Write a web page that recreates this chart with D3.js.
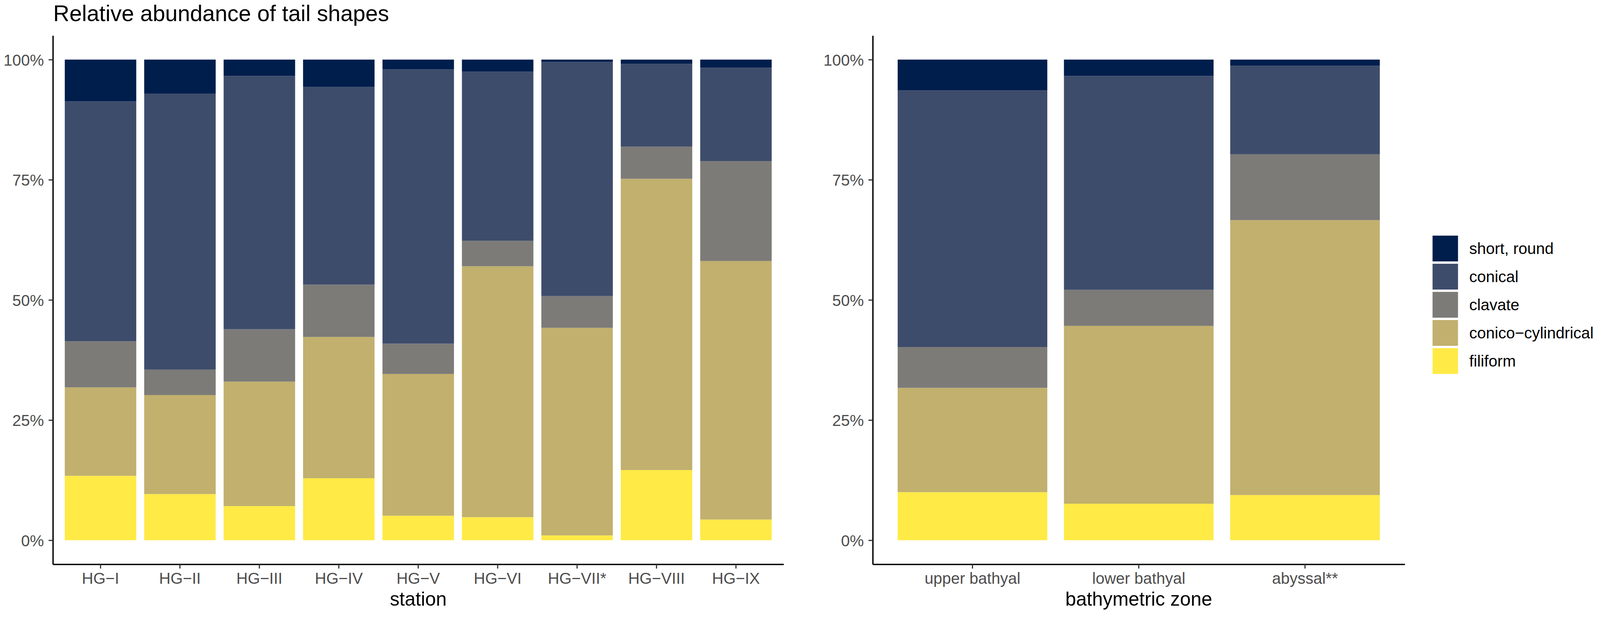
<!DOCTYPE html>
<html>
<head>
<meta charset="utf-8">
<script src="https://cdn.jsdelivr.net/npm/d3@7"></script>
<style>
  html, body { margin: 0; padding: 0; background: #fff; overflow: hidden; }
  svg { display: block; }
  text { font-family: "Liberation Sans", Arial, sans-serif; }
</style>
</head>
<body>
<script>
// Categories
const stations = ["HG−I", "HG−II", "HG−III", "HG−IV", "HG−V", "HG−VI", "HG−VII*", "HG−VIII", "HG−IX"];
const zones = ["upper bathyal", "lower bathyal", "abyssal**"];

// Tail shapes, bottom of the stack first
const shapes = ["filiform", "conico−cylindrical", "clavate", "conical", "short, round"];
const shapeColors = ["#FFEA46", "#C1B06E", "#7C7B78", "#3E4C6B", "#001E4C"];

// Percentages per station
const filiformSt   = [13.4,  9.6,  7.1, 12.9,  5.1,  4.8,  1.0, 14.6,  4.3];
const conicoSt     = [18.4, 20.6, 25.9, 29.4, 29.5, 52.2, 43.2, 60.6, 53.8];
const clavateSt    = [ 9.6,  5.3, 10.9, 10.9,  6.3,  5.3,  6.6,  6.7, 20.8];
const conicalSt    = [49.9, 57.4, 52.7, 41.1, 57.1, 35.2, 48.7, 17.2, 19.4];
const shortRoundSt = [ 8.7,  7.1,  3.4,  5.7,  2.0,  2.5,  0.5,  0.9,  1.7];

// Percentages per bathymetric zone
const filiformZn   = [10.0,  7.6,  9.4];
const conicoZn     = [21.7, 37.0, 57.2];
const clavateZn    = [ 8.5,  7.5, 13.7];
const conicalZn    = [53.4, 44.5, 18.4];
const shortRoundZn = [ 6.4,  3.4,  1.3];

const yTicks = [0, 0.25, 0.5, 0.75, 1];

const width = 4147, height = 1579;

// viewBox keeps the drawing at full size whatever the window
const svg = d3.select("body")
  .append("svg")
  .attr("viewBox", `0 0 ${width} ${height}`)
  .attr("preserveAspectRatio", "none")
  .style("width", "100vw")
  .style("height", "100vh");

svg.append("rect").attr("width", width).attr("height", height).attr("fill", "#fff");

const color = d3.scaleOrdinal().domain(shapes).range(shapeColors);

// shared vertical scale (ggplot adds 5% on each side)
const plotTop = 91, plotBottom = 1444;
const y = d3.scaleLinear().domain([-0.05, 1.05]).range([plotBottom, plotTop]);

// build rows for d3.stack from the arrays
function makeRows(cats, cols) {
  return cats.map((c, i) => {
    const row = { cat: c };
    shapes.forEach((s, j) => { row[s] = cols[j][i]; });
    return row;
  });
}

function drawPanel(cats, cols, x0, x1, axisTitle, titleY) {
  const rows = makeRows(cats, cols);
  const stack = d3.stack().keys(shapes).offset(d3.stackOffsetExpand);
  const series = stack(rows);

  const x = d3.scaleBand()
    .domain(cats)
    .range([x0, x1])
    .paddingInner(0.1)
    .paddingOuter(0.15);

  const g = svg.append("g");

  g.selectAll(".layer")
    .data(series)
    .enter()
    .append("g")
    .attr("class", "layer")
    .attr("fill", d => color(d.key))
    .selectAll("rect")
    .data(d => d)
    .enter()
    .append("rect")
    .attr("x", d => x(d.data.cat))
    .attr("width", x.bandwidth())
    .attr("y", d => y(d[1]))
    .attr("height", d => y(d[0]) - y(d[1]));

  // x axis
  const xAxis = g.append("g")
    .attr("transform", `translate(0, ${plotBottom})`)
    .call(d3.axisBottom(x).tickSize(11).tickSizeOuter(0).tickPadding(10));

  // y axis
  const yAxis = g.append("g")
    .attr("transform", `translate(${x0}, 0)`)
    .call(d3.axisLeft(y).tickValues(yTicks).tickFormat(d3.format(".0%"))
      .tickSize(11).tickSizeOuter(0).tickPadding(12));

  [xAxis, yAxis].forEach(ax => {
    ax.select(".domain").attr("stroke", "#000").attr("stroke-width", 3.5);
    ax.selectAll(".tick line").attr("stroke", "#333").attr("stroke-width", 3);
    ax.selectAll(".tick text")
      .attr("fill", "#4D4D4D")
      .style("font-size", "41px")
      .style("font-family", "'Liberation Sans', Arial, sans-serif");
  });
  yAxis.selectAll(".tick text").attr("dy", "0.36em");

  // axis title
  g.append("text")
    .attr("x", (x0 + x1) / 2)
    .attr("y", titleY)
    .attr("text-anchor", "middle")
    .attr("fill", "#000")
    .style("font-size", "50px")
    .text(axisTitle);
}

drawPanel(stations, [filiformSt, conicoSt, clavateSt, conicalSt, shortRoundSt], 137, 2031, "station", 1550);
drawPanel(zones, [filiformZn, conicoZn, clavateZn, conicalZn, shortRoundZn], 2262, 3641, "bathymetric zone", 1550);

// Title
svg.append("text")
  .attr("x", 138)
  .attr("y", 54)
  .attr("fill", "#000")
  .style("font-size", "58px")
  .text("Relative abundance of tail shapes");

// Legend, top entry is the top of the stack
const legend = svg.selectAll(".legend")
  .data(shapes.slice().reverse())
  .enter()
  .append("g")
  .attr("class", "legend")
  .attr("transform", (d, i) => `translate(3713, ${603 + i * 72})`);

legend.append("rect")
  .attr("width", 66)
  .attr("height", 66)
  .attr("fill", d => color(d));

legend.append("text")
  .attr("x", 95)
  .attr("y", 33)
  .attr("dy", "0.35em")
  .attr("fill", "#000")
  .style("font-size", "41px")
  .text(d => d);
</script>
</body>
</html>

* **PROBLEM REQUIREMENTS**: Skip the pictures, then retype every line above exactly.

* **WRITTEN REPLY**:
Write a web page that recreates this chart with D3.js.
<!DOCTYPE html>
<html>
<head>
<meta charset="utf-8">
<script src="https://cdn.jsdelivr.net/npm/d3@7"></script>
<style>
  html, body { margin: 0; padding: 0; background: #fff; overflow: hidden; }
  svg { display: block; }
  text { font-family: "Liberation Sans", Arial, sans-serif; }
</style>
</head>
<body>
<script>
// Categories
const stations = ["HG−I", "HG−II", "HG−III", "HG−IV", "HG−V", "HG−VI", "HG−VII*", "HG−VIII", "HG−IX"];
const zones = ["upper bathyal", "lower bathyal", "abyssal**"];

// Tail shapes, bottom of the stack first
const shapes = ["filiform", "conico−cylindrical", "clavate", "conical", "short, round"];
const shapeColors = ["#FFEA46", "#C1B06E", "#7C7B78", "#3E4C6B", "#001E4C"];

// Percentages per station
const filiformSt   = [13.4,  9.6,  7.1, 12.9,  5.1,  4.8,  1.0, 14.6,  4.3];
const conicoSt     = [18.4, 20.6, 25.9, 29.4, 29.5, 52.2, 43.2, 60.6, 53.8];
const clavateSt    = [ 9.6,  5.3, 10.9, 10.9,  6.3,  5.3,  6.6,  6.7, 20.8];
const conicalSt    = [49.9, 57.4, 52.7, 41.1, 57.1, 35.2, 48.7, 17.2, 19.4];
const shortRoundSt = [ 8.7,  7.1,  3.4,  5.7,  2.0,  2.5,  0.5,  0.9,  1.7];

// Percentages per bathymetric zone
const filiformZn   = [10.0,  7.6,  9.4];
const conicoZn     = [21.7, 37.0, 57.2];
const clavateZn    = [ 8.5,  7.5, 13.7];
const conicalZn    = [53.4, 44.5, 18.4];
const shortRoundZn = [ 6.4,  3.4,  1.3];

const yTicks = [0, 0.25, 0.5, 0.75, 1];

const width = 4147, height = 1579;

// viewBox keeps the drawing at full size whatever the window
const svg = d3.select("body")
  .append("svg")
  .attr("viewBox", `0 0 ${width} ${height}`)
  .attr("preserveAspectRatio", "none")
  .style("width", "100vw")
  .style("height", "100vh");

svg.append("rect").attr("width", width).attr("height", height).attr("fill", "#fff");

const color = d3.scaleOrdinal().domain(shapes).range(shapeColors);

// shared vertical scale (ggplot adds 5% on each side)
const plotTop = 91, plotBottom = 1444;
const y = d3.scaleLinear().domain([-0.05, 1.05]).range([plotBottom, plotTop]);

// build rows for d3.stack from the arrays
function makeRows(cats, cols) {
  return cats.map((c, i) => {
    const row = { cat: c };
    shapes.forEach((s, j) => { row[s] = cols[j][i]; });
    return row;
  });
}

function drawPanel(cats, cols, x0, x1, axisTitle, titleY) {
  const rows = makeRows(cats, cols);
  const stack = d3.stack().keys(shapes).offset(d3.stackOffsetExpand);
  const series = stack(rows);

  const x = d3.scaleBand()
    .domain(cats)
    .range([x0, x1])
    .paddingInner(0.1)
    .paddingOuter(0.15);

  const g = svg.append("g");

  g.selectAll(".layer")
    .data(series)
    .enter()
    .append("g")
    .attr("class", "layer")
    .attr("fill", d => color(d.key))
    .selectAll("rect")
    .data(d => d)
    .enter()
    .append("rect")
    .attr("x", d => x(d.data.cat))
    .attr("width", x.bandwidth())
    .attr("y", d => y(d[1]))
    .attr("height", d => y(d[0]) - y(d[1]));

  // x axis
  const xAxis = g.append("g")
    .attr("transform", `translate(0, ${plotBottom})`)
    .call(d3.axisBottom(x).tickSize(11).tickSizeOuter(0).tickPadding(10));

  // y axis
  const yAxis = g.append("g")
    .attr("transform", `translate(${x0}, 0)`)
    .call(d3.axisLeft(y).tickValues(yTicks).tickFormat(d3.format(".0%"))
      .tickSize(11).tickSizeOuter(0).tickPadding(12));

  [xAxis, yAxis].forEach(ax => {
    ax.select(".domain").attr("stroke", "#000").attr("stroke-width", 3.5);
    ax.selectAll(".tick line").attr("stroke", "#333").attr("stroke-width", 3);
    ax.selectAll(".tick text")
      .attr("fill", "#4D4D4D")
      .style("font-size", "41px")
      .style("font-family", "'Liberation Sans', Arial, sans-serif");
  });
  yAxis.selectAll(".tick text").attr("dy", "0.36em");

  // axis title
  g.append("text")
    .attr("x", (x0 + x1) / 2)
    .attr("y", titleY)
    .attr("text-anchor", "middle")
    .attr("fill", "#000")
    .style("font-size", "50px")
    .text(axisTitle);
}

drawPanel(stations, [filiformSt, conicoSt, clavateSt, conicalSt, shortRoundSt], 137, 2031, "station", 1550);
drawPanel(zones, [filiformZn, conicoZn, clavateZn, conicalZn, shortRoundZn], 2262, 3641, "bathymetric zone", 1550);

// Title
svg.append("text")
  .attr("x", 138)
  .attr("y", 54)
  .attr("fill", "#000")
  .style("font-size", "58px")
  .text("Relative abundance of tail shapes");

// Legend, top entry is the top of the stack
const legend = svg.selectAll(".legend")
  .data(shapes.slice().reverse())
  .enter()
  .append("g")
  .attr("class", "legend")
  .attr("transform", (d, i) => `translate(3713, ${603 + i * 72})`);

legend.append("rect")
  .attr("width", 66)
  .attr("height", 66)
  .attr("fill", d => color(d));

legend.append("text")
  .attr("x", 95)
  .attr("y", 33)
  .attr("dy", "0.35em")
  .attr("fill", "#000")
  .style("font-size", "41px")
  .text(d => d);
</script>
</body>
</html>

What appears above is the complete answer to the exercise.